The discussion on the question of marriage and divorce occupied one entire session of the convention, and called down on us severe criticisms from the metropolitan and State press. So alarming were the comments on what had been said that I began to feel that I had inadvertently taken out the underpinning from the social system. Enemies were unsparing in their denunciations, and friends ridiculed the whole proceeding. I was constantly called on for a definition of marriage and asked to describe home life as it would be when men changed their wives every Christmas.
Letters and newspapers poured in upon me, asking all manner of absurd questions, until I often wept with vexation. So many things, that I had neither thought nor said, were attributed to me that, at times, I really doubted my own identity.
However, in the progress of events the excitement died away, the earth seemed to turn on its axis as usual, women were given in marriage, children were born, fires burned as brightly as ever at the domestic altars, and family life, to all appearances, was as stable as usual.
Public attention was again roused to this subject by the McFarland-Richardson trial, in which the former shot the latter, being jealous of his attentions to his wife. McFarland was a brutal, improvident husband, who had completely alienated his wife's affections, while Mr. Richardson, who had long been a cherished acquaintance of the family, befriended the wife in the darkest days of her misery. She was a very refined, attractive woman, and a large circle of warm friends stood by her through the fierce ordeal of her husband's trial.
Though McFarland did not deny that he killed Richardson, yet he was acquitted on the plea of insanity, and was, at the same time, made the legal guardian of his child, a boy, then, twelve years of age, and walked out of the court with him, hand in hand. What a travesty on justice and common sense that, while a man is declared too insane to be held responsible for taking the life of another, he might still be capable of directing the life and education of a child! And what an insult to that intelligent mother, who had devoted twelve years of her life to his care, while his worthless father had not provided for them the necessaries of life!
She married Mr. Richardson on his deathbed. The ceremony was performed by Henry Ward Beecher and Rev. O. B. Frothingham, while such men as Horace Greeley and Joshua Leavitt witnessed the solemn service. Though no shadow had ever dimmed Mrs. Richardson's fair fame, yet she was rudely treated in the court and robbed of her child, though by far the most fitting parent to be intrusted with his care.
As the indignation among women was general and at white heat with regard to her treatment, Miss Anthony suggested to me, one day, that it would be a golden opportunity to give women a lesson on their helplessness under the law杦holly in the power of man as to their domestic relations, as well as to their civil and political rights. Accordingly we decided to hold some meetings, for women alone, to protest against the decision of this trial, the general conduct of the case, the tone of the press, and the laws that made it possible to rob a mother of her child.
Many ladies readily enlisted in the movement. I was invited to make the speech on the occasion, and Miss Anthony arranged for two great meetings, one in Apollo Hall, New York city, and one in the Academy of Music, in Brooklyn. The result was all that we could desire. Miss Anthony, with wonderful executive ability, made all the arrangements, taking on her own shoulders the whole financial responsibility.

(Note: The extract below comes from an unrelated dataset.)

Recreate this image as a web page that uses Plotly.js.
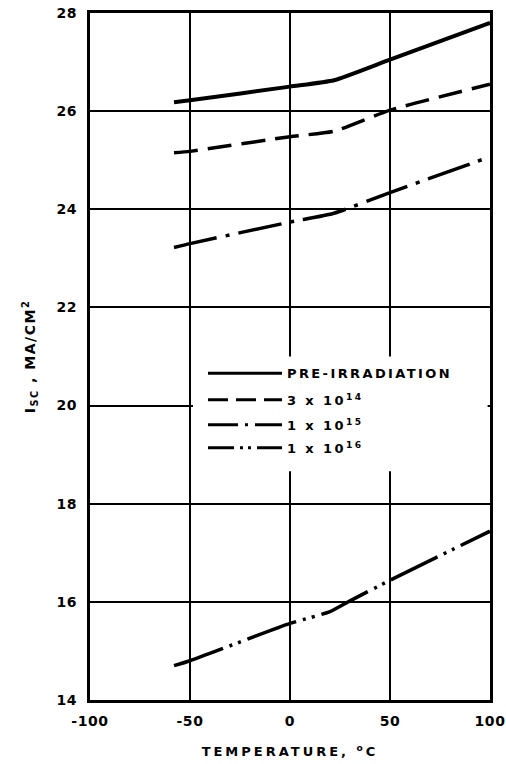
<!DOCTYPE html>
<html><head><meta charset="utf-8">
<script src="https://cdn.plot.ly/plotly-3.0.1.min.js"></script>
<style>
html,body{margin:0;padding:0;background:#fff;}
#chart{width:506px;height:764px;}
.xtick text,.ytick text{letter-spacing:0.6px;}
.g-xtitle text{letter-spacing:3px;}
.g-ytitle text{letter-spacing:1.5px;}
.annotation-text{letter-spacing:2.4px;}
</style>
</head><body><div id="chart"></div>
<script>
// ---- data ----
const seriesNames = ["PRE-IRRADIATION", "3 x 10<sup>14</sup>", "1 x 10<sup>15</sup>", "1 x 10<sup>16</sup>"];
const tempPre  = [-58, -50, 0, 22, 50, 100];
const iscPre   = [26.18, 26.22, 26.50, 26.63, 27.05, 27.80];
const temp3e14 = [-58, -50, 0, 22, 50, 100];
const isc3e14  = [25.15, 25.18, 25.48, 25.59, 26.02, 26.55];
const temp1e15 = [-58, -50, 0, 22, 50, 100];
const isc1e15  = [23.22, 23.30, 23.74, 23.92, 24.34, 25.07];
const temp1e16 = [-58, -50, 0, 20, 30, 50, 100];
const isc1e16  = [14.70, 14.80, 15.56, 15.80, 16.02, 16.44, 17.44];
const xTickVals = [-100, -50, 0, 50, 100];
const xTickText = ["-100", "-50", "0", "50", "100"];
const yTickVals = [14, 16, 18, 20, 22, 24, 26, 28];
const yTickText = ["14", "16", "18", "20", "22", "24", "26", "28"];

// ---- styles ----
const dashes = ["solid", "24px,10px", "44px,9px,4px,9px", "52px,7px,3px,6px,3px,7px"];
const legendDashes = ["solid", "20px,8px", "30px,7px,3px,7px", "26px,6px,3px,5px,3px,6px"];
const widths = [4, 3.5, 3.5, 3.5];
const xs = [tempPre, temp3e14, temp1e15, temp1e16];
const ys = [iscPre, isc3e14, isc1e15, isc1e16];

const traces = xs.map((x, i) => ({
  x: x, y: ys[i], type: "scatter", mode: "lines", name: seriesNames[i],
  line: {color: "#000", width: widths[i], dash: dashes[i], shape: "spline", smoothing: 0.5},
  showlegend: false, hoverinfo: "skip"
}));

const font = {family: "DejaVu Sans, sans-serif", color: "#000", weight: 700};

// manual legend (long line samples as in the original)
const shapes = [{type: "rect", xref: "x", yref: "y", x0: -48.5, x1: 98.8, y0: 18.66, y1: 21.0,
  fillcolor: "#fff", line: {width: 0}, layer: "above"}];
const annotations = [];
const rowY = [20.66, 20.12, 19.61, 19.14];
seriesNames.forEach((n, i) => {
  shapes.push({type: "line", xref: "x", yref: "y", x0: -41, x1: -4, y0: rowY[i], y1: rowY[i],
    line: {color: "#000", width: 3, dash: legendDashes[i]}, layer: "above"});
  annotations.push({xref: "x", yref: "y", x: -2.5, y: rowY[i], text: n, showarrow: false,
    xanchor: "left", yanchor: "middle", font: Object.assign({}, font, {size: 13})});
});

const axisCommon = {
  showline: true, mirror: true, linecolor: "#000", linewidth: 3,
  showgrid: true, gridcolor: "#000", gridwidth: 2, zeroline: false,
  ticks: "", tickfont: Object.assign({}, font, {size: 14}), fixedrange: true
};

const layout = {
  width: 506, height: 764,
  margin: {l: 90, r: 16, t: 13, b: 64},
  paper_bgcolor: "#fff", plot_bgcolor: "#fff",
  showlegend: false,
  xaxis: Object.assign({}, axisCommon, {
    range: [-100, 100], tickvals: xTickVals, ticktext: xTickText, ticklabelstandoff: 6,
    title: {text: "TEMPERATURE, <sup>o</sup>C", font: Object.assign({}, font, {size: 13}), standoff: 20}
  }),
  yaxis: Object.assign({}, axisCommon, {
    range: [14, 28], tickvals: yTickVals, ticktext: yTickText, ticklabelstandoff: 7,
    title: {text: "I<sub>SC</sub> , MA/CM<sup>2</sup>", font: Object.assign({}, font, {size: 14}), standoff: 18}
  }),
  shapes: shapes,
  annotations: annotations
};

Plotly.newPlot("chart", traces, layout, {displayModeBar: false, staticPlot: true});
</script>
</body></html>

My latest thought on this question I gave in The Arena of April, 1894, from which I quote the following:
"There is a demand just now for an amendment to the United States Constitution that shall make the laws of marriage and divorce the same in all the States of the Union. As the suggestion comes unilaterally from those who consider the present divorce laws too liberal, we may infer that the proposed national law is to place the whole question on a narrower basis, rendering null and void the laws that have been passed in a broader spirit, according to the needs and experiences, in certain sections, of the sovereign people.
And here let us bear in mind that the widest possible law would not make divorce obligatory on anyone, while a restricted law, on the contrary, would compel many, marrying, perhaps, under more liberal laws, to remain in uncongenial relations.
"As we are still in the experimental stage on this question, we are not qualified to make a perfect law that would work satisfactorily over so vast an area as our boundaries now embrace. I see no evidence in what has been published on this question, of late, by statesmen, ecclesiastics, lawyers, and judges, that any of them have thought sufficiently on the subject to prepare a well-digested code, or a comprehensive amendment to the national Constitution. Some view it as a civil contract, though not governed by the laws of other contracts; some view it as a religious ordinance朼 sacrament; some think it a relation to be regulated by the State, others by the Church, and still others think it should be left wholly to the individual.
With this wide divergence of opinion among our leading minds, it is quite evident that we are not prepared for a national law.
"Moreover, as woman is the most important factor in the marriage relation, her enfranchisement is the primal step in deciding the basis of family life. Before public opinion on this question crystallizes into an amendment to the national Constitution, the wife and mother must have a voice in the governing power and must be heard, on this great problem, in the halls of legislation.